In an interview shared on TMX.news, George Floyd's cousins, Shareeduh Tate and Tera Brown, said the termination of four officers who were involved is a start but it's "not enough."
"I’m glad that it didn’t take forever for them to see what everybody else could clearly see took place, and that’s that they murdered our cousin," Tate said.
George Floyd died while in police custody on Monday night. A video captured by a community journalist appears to show the fatal encounter, in which a Minneapolis police officer can be seen with his knee on Floyd's neck as Floyd is heard saying repeatedly, "I can't breathe."
Minneapolis Mayor Jacob Frey announced on Tuesday that four officers involved in the incident have been terminated. The FBI and the Minnesota Bureau of Criminal Apprehension (BCA) are both investigating.
The Minneapolis Police Department issued a statement early Tuesday morning, saying that Floyd resisted officers and then "appeared to be suffering medical distress" after he was put in handcuffs.
Tate said that she saw the video before she knew it was her cousin who had died.
"I just remember thinking how devastating this would be for the family who had lost a family member like this, and that everybody could clearly see it, and then maybe five minutes after that I got the phone call letting me know that it was actually my cousin," she said.
After that, Tate said she could not watch the video again.
"I tried to but when it first played and I could hear his voice, I didn’t need to see anymore," she said. "The first time that I heard him say 'I can’t breathe,' it was just more than I could take."
Tera Brown said Floyd was "the cousin that everybody loved."
"He was everybody's favorite everything," she said. "He was the favorite friend, he was the favorite cousin. So many memories."
In the video of the fatal encounter, bystanders can be heard asking the officer to remove his knee and telling him that Floyd can't breathe. One person says that Floyd's nose is bleeding.
"I can’t thank them enough," Tate said. "We always see these kinds of things that take place and we wonder what would we do if we were placed in that position, and I can only be grateful that there were people there who were advocating for him, even more so grateful for the person who was there with the camera to capture it."
The Police Officers Federation of Minneapolis issued a statement Tuesday saying:
"Now is not the time rush to judgement and immediately condemn our officers. An in-depth investigation is underway. Our officers are fully cooperating. We must review all video. We must wait for the medical examiner’s report. Officers’ actions and training protocol will be carefully examined after the officers have provided their statements. The Police Officers Federation of Minneapolis will provide full support to the involved officers. We ask that the community remain calm and let the investigation be completed in full."
The Floyd family's attorney, Ben Crump, told TMX.news he believes the officer shown in the video with his knee on Floyd's neck should be charged with murder, and that the other officers should be charged as accomplices to a murder.
"They were supposed to protect and serve citizens like George," Crump said. "We in black America, we are done dying at the hands of the people who are supposed to protect and serve us."
Crump said the termination of the four officers is a "good first step." He compared the death to Eric Garner, who also spoke the words "I can't breathe" before he died in a police chokehold.

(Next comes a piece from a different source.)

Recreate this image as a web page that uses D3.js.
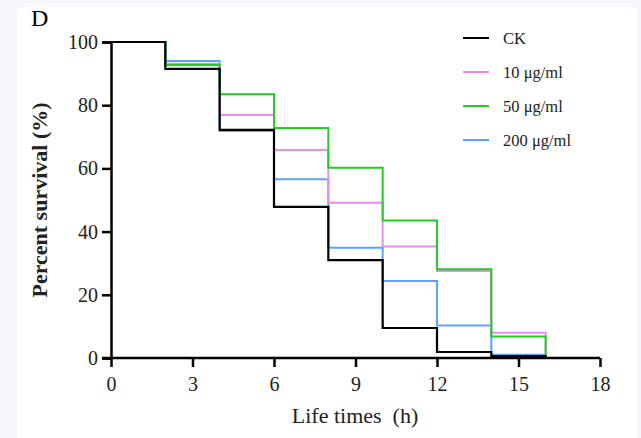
<!DOCTYPE html>
<html><head><meta charset="utf-8">
<script src="https://cdn.jsdelivr.net/npm/d3@7"></script>
<style>body{margin:0;background:#f5f7fa;} svg{display:block;}</style>
</head><body>
<svg id="chart" width="641" height="438"></svg>
<script>
const timePoints = [0, 2, 4, 6, 8, 10, 12, 14, 16];
const seriesNames = ["CK", "10 μg/ml", "50 μg/ml", "200 μg/ml"];
const seriesColors = ["#000000", "#e88cf0", "#22cc22", "#5aa2ff"];
const ckValues    = [100, 91.5, 72.2, 47.8, 31.0, 9.5, 1.9, 0.6, 0];
const v10Values   = [100, 93.1, 76.9, 65.8, 49.1, 35.3, 27.5, 8.0, 0];
const v50Values   = [100, 92.7, 83.5, 72.8, 60.2, 43.5, 28.1, 6.8, 0];
const v200Values  = [100, 94.0, 71.8, 56.6, 34.9, 24.4, 10.3, 1.0, 0];
const xTicks = [0, 3, 6, 9, 12, 15, 18];
const yTicks = [0, 20, 40, 60, 80, 100];

const allSeries = [ckValues, v10Values, v50Values, v200Values];
const svg = d3.select("#chart");
svg.append("rect").attr("x", 18).attr("y", 7).attr("width", 619).attr("height", 431).attr("fill", "#fff");

const x = d3.scaleLinear().domain([0, 18]).range([111, 600]);
const y = d3.scaleLinear().domain([0, 100]).range([358, 42]);
const font = "'Liberation Serif', 'Times New Roman', serif";

const line = d3.line().x(d => x(d[0])).y(d => y(d[1])).curve(d3.curveStepAfter);
const order = [3, 1, 2, 0];
order.forEach(i => {
  const pts = timePoints.map((t, k) => [t, allSeries[i][k]]);
  svg.append("path").datum(pts).attr("d", line)
    .attr("fill", "none").attr("stroke", seriesColors[i])
    .attr("stroke-width", i === 0 ? 2.2 : 2);
});

const xAxis = svg.append("g").attr("transform", `translate(0,${y(0)})`)
  .call(d3.axisBottom(x).tickValues(xTicks).tickSize(9).tickPadding(10).tickFormat(d3.format("d")));
const yAxis = svg.append("g").attr("transform", `translate(${x(0)},0)`)
  .call(d3.axisLeft(y).tickValues(yTicks).tickSize(9).tickPadding(4));
[xAxis, yAxis].forEach(g => {
  g.select(".domain").attr("stroke", "#000").attr("stroke-width", 2.5);
  g.selectAll(".tick line").attr("stroke", "#000").attr("stroke-width", 2.5);
  g.selectAll("text").attr("font-family", font).attr("font-size", 20).attr("fill", "#222");
});
xAxis.select(".domain").attr("d", `M${x(0)-9},0H${x(18)}`);

svg.append("text").attr("x", 355).attr("y", 423).attr("text-anchor", "middle")
  .style("white-space", "pre").attr("xml:space", "preserve")
  .attr("font-family", font).attr("font-size", 22).attr("fill", "#222").text("Life times  (h)");
svg.append("text").attr("transform", `translate(47,${y(50)}) rotate(-90)`)
  .attr("text-anchor", "middle").attr("font-family", font).attr("font-size", 22)
  .attr("font-weight", "bold").attr("fill", "#222").text("Percent survival (%)");
svg.append("text").attr("x", 31).attr("y", 26).attr("font-family", font)
  .attr("font-size", 24).attr("fill", "#000").text("D");

const legend = svg.append("g");
seriesNames.forEach((n, i) => {
  const ly = 38 + i * 34;
  legend.append("line").attr("x1", 463).attr("x2", 489).attr("y1", ly).attr("y2", ly)
    .attr("stroke", seriesColors[i]).attr("stroke-width", 2);
  legend.append("text").attr("x", 503).attr("y", ly + 5.5).attr("font-family", font)
    .attr("font-size", 16.5).attr("fill", "#222").text(n);
});
</script>
</body></html>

But Crump said in his mind, Floyd's death is "in many ways worse."
"Because they got their knee on his neck and he's begging, pleading, not one minute, not two minutes, not three minutes, but eight minutes, begging them to let him breathe," he said.
Crump said in a statement Tuesday that he will "seek justice" for the family and "demand answers" from police.

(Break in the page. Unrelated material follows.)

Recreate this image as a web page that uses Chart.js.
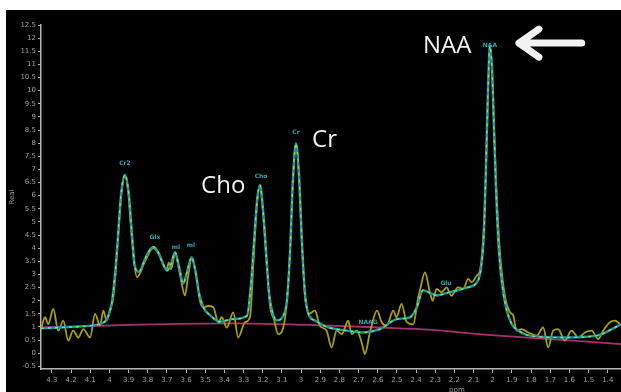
<!DOCTYPE html>
<html>
<head>
<meta charset="utf-8">
<script src="https://cdn.jsdelivr.net/npm/chart.js@4/dist/chart.umd.min.js"></script>
<style>
  html, body { margin: 0; padding: 0; background: #fff; }
  #wrap { width: 621px; height: 392px; position: relative; }
</style>
</head>
<body>
<div id="wrap"><canvas id="spec"></canvas></div>
<script>
/* globals Chart:false */

// chemical shift axis (ppm) and intensity ("Real")
const xTicks = [4.3, 4.2, 4.1, 4, 3.9, 3.8, 3.7, 3.6, 3.5, 3.4, 3.3, 3.2, 3.1, 3,
  2.9, 2.8, 2.7, 2.6, 2.5, 2.4, 2.3, 2.2, 2.1, 2, 1.9, 1.8, 1.7, 1.6, 1.5, 1.4];
const yTicks = [12.5, 12, 11.5, 11, 10.5, 10, 9.5, 9, 8.5, 8, 7.5, 7, 6.5, 6, 5.5,
  5, 4.5, 4, 3.5, 3, 2.5, 2, 1.5, 1, 0.5, 0, -0.5];

// measured spectrum (yellow)
const rawPpm = [
  4.354, 4.336, 4.319, 4.293, 4.267, 4.241, 4.215, 4.189, 4.162, 4.136,
  4.101, 4.075, 4.049, 4.032, 4.014, 3.997, 3.980, 3.966, 3.950, 3.934,
  3.919, 3.903, 3.888, 3.872, 3.856, 3.814, 3.772, 3.736, 3.701, 3.691,
  3.678, 3.658, 3.632, 3.606, 3.590, 3.571, 3.548, 3.528, 3.510, 3.486,
  3.458, 3.432, 3.414, 3.388, 3.354, 3.328, 3.293, 3.267, 3.246, 3.230,
  3.214, 3.199, 3.183, 3.162, 3.142, 3.120, 3.093, 3.074, 3.058, 3.043,
  3.027, 3.011, 2.996, 2.980, 2.959, 2.928, 2.902, 2.867, 2.841, 2.815,
  2.788, 2.754, 2.736, 2.710, 2.684, 2.667, 2.641, 2.604, 2.580, 2.554,
  2.519, 2.502, 2.476, 2.450, 2.415, 2.389, 2.380, 2.354, 2.328, 2.314,
  2.293, 2.267, 2.241, 2.216, 2.182, 2.154, 2.128, 2.111, 2.083, 2.067,
  2.051, 2.036, 2.025, 2.015, 2.004, 1.994, 1.983, 1.963, 1.937, 1.910,
  1.893, 1.876, 1.850, 1.815, 1.771, 1.737, 1.711, 1.685, 1.659, 1.624,
  1.589, 1.554, 1.519, 1.484, 1.450, 1.424, 1.389, 1.363, 1.337
];
const rawReal = [
  1.0, 1.37, 1.11, 1.69, 0.86, 1.24, 0.48, 0.86, 0.60, 0.92,
  0.60, 1.50, 1.05, 1.62, 1.24, 1.69, 2.1, 3.2, 4.9, 6.3,
  6.75, 6.2, 4.8, 3.5, 2.9, 3.5, 4.0, 3.7, 3.2, 3.45,
  3.2, 3.8, 3.0, 2.2, 2.9, 3.6, 3.0, 2.0, 1.75, 1.8,
  1.75, 1.18, 1.37, 0.98, 1.56, 0.60, 1.18, 1.37, 3.8, 5.7,
  6.35, 5.4, 3.7, 1.8, 1.3, 0.73, 0.98, 2.0, 3.9, 6.6,
  7.95, 6.7, 4.2, 2.2, 1.5, 1.62, 1.05, 0.86, 0.22, 0.86,
  0.73, 1.24, 0.73, 0.86, 0.41, -0.03, 0.79, 1.62, 1.18, 1.05,
  1.62, 1.37, 1.88, 1.20, 1.1, 2.13, 2.39, 3.08, 2.32, 2.0,
  2.45, 2.32, 2.51, 2.19, 2.51, 2.45, 2.83, 2.70, 2.96, 3.15,
  4.3, 6.8, 9.8, 11.6, 10.9, 8.8, 6.6, 3.91, 2.19, 1.56,
  1.43, 0.86, 0.92, 0.79, 0.67, 0.98, 0.22, 0.86, 0.92, 0.48,
  0.86, 0.60, 0.79, 0.86, 0.54, 0.86, 1.18, 1.24, 1.11
];

// fitted model (teal with green dashes)
const fitPpm = [
  4.357, 4.258, 4.101, 4.049, 4.014, 3.988, 3.971, 3.955, 3.940, 3.919,
  3.898, 3.882, 3.867, 3.846, 3.814, 3.788, 3.771, 3.746, 3.721, 3.699,
  3.678, 3.658, 3.637, 3.615, 3.595, 3.571, 3.553, 3.533, 3.510, 3.475,
  3.423, 3.355, 3.282, 3.262, 3.246, 3.230, 3.214, 3.199, 3.183, 3.167,
  3.147, 3.126, 3.095, 3.074, 3.058, 3.043, 3.027, 3.011, 2.996, 2.980,
  2.959, 2.928, 2.865, 2.761, 2.677, 2.589, 2.500, 2.432, 2.396, 2.364,
  2.328, 2.291, 2.239, 2.187, 2.135, 2.083, 2.062, 2.046, 2.036, 2.025,
  2.015, 2.004, 1.994, 1.983, 1.968, 1.947, 1.926, 1.900, 1.874, 1.806,
  1.634, 1.457, 1.373, 1.331
];
const fitReal = [
  0.95, 0.98, 1.05, 1.12, 1.3, 1.9, 3.0, 4.5, 6.0, 6.8,
  6.0, 4.5, 3.3, 3.1, 3.6, 3.95, 4.05, 3.85, 3.4, 3.15,
  3.4, 3.85, 3.3, 2.65, 3.1, 3.66, 3.2, 2.3, 1.75, 1.45,
  1.2, 1.3, 1.43, 2.6, 4.2, 5.8, 6.4, 5.5, 3.9, 2.3,
  1.5, 1.25, 1.4, 2.0, 3.8, 6.5, 8.0, 6.8, 4.3, 2.3,
  1.45, 1.25, 1.0, 0.86, 0.79, 0.92, 1.3, 1.37, 1.75, 2.4,
  2.3, 2.2, 2.3, 2.39, 2.5, 2.7, 3.2, 4.6, 7.0, 10.0,
  11.7, 10.8, 8.6, 6.2, 3.9, 2.4, 1.6, 1.1, 0.9, 0.67,
  0.6, 0.67, 0.94, 1.11
];

// baseline (magenta)
const basePpm = [4.357, 3.84, 3.37, 3.11, 2.85, 2.59, 2.33, 2.07, 1.72, 1.331];
const baseReal = [0.98, 1.09, 1.14, 1.11, 1.05, 0.98, 0.90, 0.73, 0.55, 0.35];

// metabolite labels on the fit
const peakNames = ["Cr2", "Glx", "ml", "ml", "Cho", "Cr", "NAA", "NAAG", "Glu"];
const peakPpm = [3.919, 3.762, 3.653, 3.575, 3.209, 3.027, 2.015, 2.651, 2.244];
const peakLabelY = [7.23, 4.41, 4.03, 4.1, 6.74, 8.42, 11.74, 1.16, 2.65];

// big white call-outs
const callNames = ["Cho", "Cr", "NAA"];
const callPpm = [3.522, 2.943, 2.364];
const callY = [6.09, 7.84, 11.43];

const pts = (xs, ys) => xs.map((x, i) => ({ x: x, y: ys[i] }));

const frame = {
  id: "frame",
  beforeDraw(chart) {
    const c = chart.ctx;
    c.save();
    c.fillStyle = "#ffffff";
    c.fillRect(0, 0, chart.width, chart.height);
    c.fillStyle = "#000000";
    c.fillRect(6, 10, chart.width - 6, chart.height - 10);
    c.restore();
  },
};

const notes = {
  id: "notes",
  afterDatasetsDraw(chart) {
    const c = chart.ctx;
    const sx = chart.scales.x, sy = chart.scales.y;
    c.save();
    // small metabolite tags
    c.fillStyle = "#2fa9b4";
    c.font = "bold 6px 'DejaVu Sans'";
    c.textAlign = "center";
    c.textBaseline = "middle";
    peakNames.forEach((n, i) => {
      c.fillText(n, sx.getPixelForValue(peakPpm[i]), sy.getPixelForValue(peakLabelY[i]));
    });
    // call-outs
    c.fillStyle = "#f2f2f2";
    c.font = "24px 'Open Sans'";
    c.textAlign = "left";
    c.textBaseline = "alphabetic";
    callNames.forEach((n, i) => {
      c.fillText(n, sx.getPixelForValue(callPpm[i]), sy.getPixelForValue(callY[i]));
    });
    // arrow pointing at NAA
    const tx = sx.getPixelForValue(1.874), ty = sy.getPixelForValue(11.81);
    const ex = sx.getPixelForValue(1.536);
    c.strokeStyle = "#f2f2f2";
    c.lineWidth = 7;
    c.lineCap = "round";
    c.lineJoin = "round";
    c.beginPath();
    c.moveTo(ex, ty);
    c.lineTo(tx + 3, ty);
    c.moveTo(tx + 22, ty - 14);
    c.lineTo(tx + 2, ty);
    c.lineTo(tx + 22, ty + 14);
    c.stroke();
    // axis title, cut by the bottom edge
    c.fillStyle = "#9a9a9a";
    c.font = "7px 'DejaVu Sans'";
    c.textAlign = "center";
    c.textBaseline = "top";
    c.fillText("ppm", sx.getPixelForValue(2.187), chart.height - 5);
    c.restore();
  },
};

const axisColor = "#b4b4b4";
const tickFont = { family: "'DejaVu Sans'", size: 7 };

new Chart(document.getElementById("spec"), {
  type: "line",
  data: {
    datasets: [
      {
        label: "fit dash",
        data: pts(fitPpm, fitReal),
        borderColor: "#a8d84a",
        borderWidth: 1.3,
        borderDash: [3, 4],
        order: 0,
      },
      {
        label: "fit",
        data: pts(fitPpm, fitReal),
        borderColor: "#1c98a4",
        borderWidth: 2.4,
        order: 1,
      },
      {
        label: "real",
        data: pts(rawPpm, rawReal),
        borderColor: "#aaa200",
        borderWidth: 1.8,
        order: 2,
      },
      {
        label: "baseline",
        data: pts(basePpm, baseReal),
        borderColor: "#a3326f",
        borderWidth: 1.8,
        order: 3,
      },
    ],
  },
  options: {
    responsive: true,
    maintainAspectRatio: false,
    animation: false,
    layout: { padding: { left: 6, top: 25, right: 0, bottom: 0 } },
    elements: {
      point: { radius: 0 },
      line: { cubicInterpolationMode: "monotone", fill: false },
    },
    plugins: {
      legend: { display: false },
      tooltip: { enabled: false },
    },
    scales: {
      x: {
        type: "linear",
        reverse: true,
        min: 1.331,
        max: 4.357,
        afterBuildTicks: (s) => { s.ticks = xTicks.map((v) => ({ value: v })); },
        afterFit: (s) => { s.height = 23; },
        grid: { drawOnChartArea: false, drawTicks: true, tickLength: 4, color: axisColor },
        border: { color: axisColor, width: 1.5 },
        ticks: { color: "#a0a0a0", font: tickFont, padding: 3, maxRotation: 0, autoSkip: false,
          callback: (v) => String(v) },
      },
      y: {
        type: "linear",
        min: -0.6,
        max: 12.5,
        afterBuildTicks: (s) => { s.ticks = yTicks.map((v) => ({ value: v })); },
        afterFit: (s) => { s.width = 35; },
        grid: { drawOnChartArea: false, drawTicks: true, tickLength: 3, color: axisColor },
        border: { color: axisColor, width: 1.5 },
        title: { display: true, text: "Real", color: "#9a9a9a", font: { family: "'DejaVu Sans'", size: 7 },
          padding: { top: 2, bottom: 0 } },
        ticks: { color: "#a0a0a0", font: tickFont, padding: 2, autoSkip: false,
          callback: (v) => String(v) },
      },
    },
  },
  plugins: [frame, notes],
});
</script>
</body>
</html>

The FBI says its investigation will focus on "whether the Minneapolis Police Department officers involved willfully deprived the individual of a right or privilege protected by the Constitution or laws of the United States." It will forward its findings to the U.S. Attorney's Office for the District of Minnesota for possible federal charges.
The BCA will present its findings to the Hennepin County Attorney's Office separately. Hennepin County Attorney Mike Freeman issued a statement Tuesday saying, "The Hennepin County Attorney’s Office is shocked and saddened by what appeared in a recent video." He promised a "thorough, expedited review" consistent with his office's ongoing commitment to justice.
"Every person is entitled to fairness; no person stands above the law," Freeman said.